На вышке охранник стоит с автоматом…

…Как-то выгнали на прогулку во двор. Начальник говорит:

— Эй, попы, спойте чего-нибудь!

А владыка — помяни его, Господи! — говорит нам:

— Отцы и братие! Сегодня Христос воскресе! — И запел: — Христос воскресе из мертвых, смертию смерть поправ и сущим во гробех живот даровав.

Идем, поем… Да помяни, Господи, того праведного стрелка — ни в кого не выстрелил.

Очередь

Родные мои! Вот я всех, верующих и неверующих, всех под одну гребенку — всех люблю! Послушайте, что расскажу.

Ночь. Очередь в Тутаеве, и я в этой очереди за хлебом. Давали тогда нам по килограмму или по два, не припомню.
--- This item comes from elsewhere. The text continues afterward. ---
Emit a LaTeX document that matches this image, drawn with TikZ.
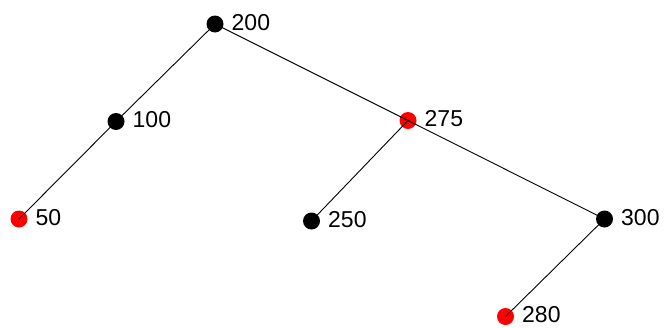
\documentclass[tikz,border=0pt]{standalone}
\usepackage{fontspec}
\setmainfont{Liberation Sans}
\begin{document}
\begin{tikzpicture}[x=1pt,y=-1pt,
  dot/.style={circle,fill=#1,minimum size=17pt,inner sep=0pt},
  lbl/.style={anchor=base west,inner sep=0pt,font=\fontsize{23pt}{26pt}\selectfont},
  edge/.style={draw=black,line width=0.9pt}]
\useasboundingbox (0,0) rectangle (664,327);
\node[dot=black] (n200) at (215,24) {};
\node[dot=black] (n100) at (116,121.5) {};
\node[dot=red]   (n275) at (408,120.5) {};
\node[dot=red]   (n50)  at (19,219) {};
\node[dot=black] (n250) at (311.5,221) {};
\node[dot=black] (n300) at (604.5,219) {};
\node[dot=red]   (n280) at (505.5,316.5) {};
\foreach \n/\t in {n200/200,n100/100,n275/275,n50/50,n250/250,n300/300,n280/280}{
  \node[lbl] (l\n) at ([xshift=16.5pt,yshift=-6pt]\n.center) {\t};
}
\draw[edge] (n200.center) -- (n100.center);
\draw[edge] (n200.center) -- (n275.center);
\draw[edge] (n100.center) -- (n50.center);
\draw[edge] (n275.center) -- (n250.center);
\draw[edge] (n275.center) -- (n300.center);
\draw[edge] (n300.center) -- (n280.center);
\end{tikzpicture}
\end{document}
Женщина с детишками в той очереди стояла, ребенок у нее на руках, а еще двое за юбку держатся. Открывают магазин, вышла продавщица на порог и говорит:

— Хлеба сегодня на пятьдесят-шестьдесят человек, а остальные, которые лишние, не стойте. Хлеба все равно не хватит.

А женщина с детишками, она примерно сотая в очереди стоит, очень далеко. Понятно, что хлеба на ее долю с детишками не достанется. А детишки у нее:

— Мама, поедим хлебца-то?

— Поедим, поедим, милые, — отвечает, а слезы у нее при том на глазах.

В той очереди мужчина стоял, научный какой-то, потому что и папка у него под мышкой была, и одет он был не как мы, а по-этому, по-настоящему.

Вижу, подходит он к ней, к женщине-то этой с детишками, и говорит:

— Становись в мою очередь, получишь хлеба!

— А как же вы?! — спрашивает его женщина.

— Не твое дело, — отвечает, — становись.

Господи! Стала она в ту очередь… А я смотрю и думаю: Господь ведь скажет — не попам, не попадьям, заразам, проходимкам, которые никогда нигде не уступят, — а ему, человеку-то этому из очереди, скажет: «Пойдем, вот тебе райские врата открыты, заходи!»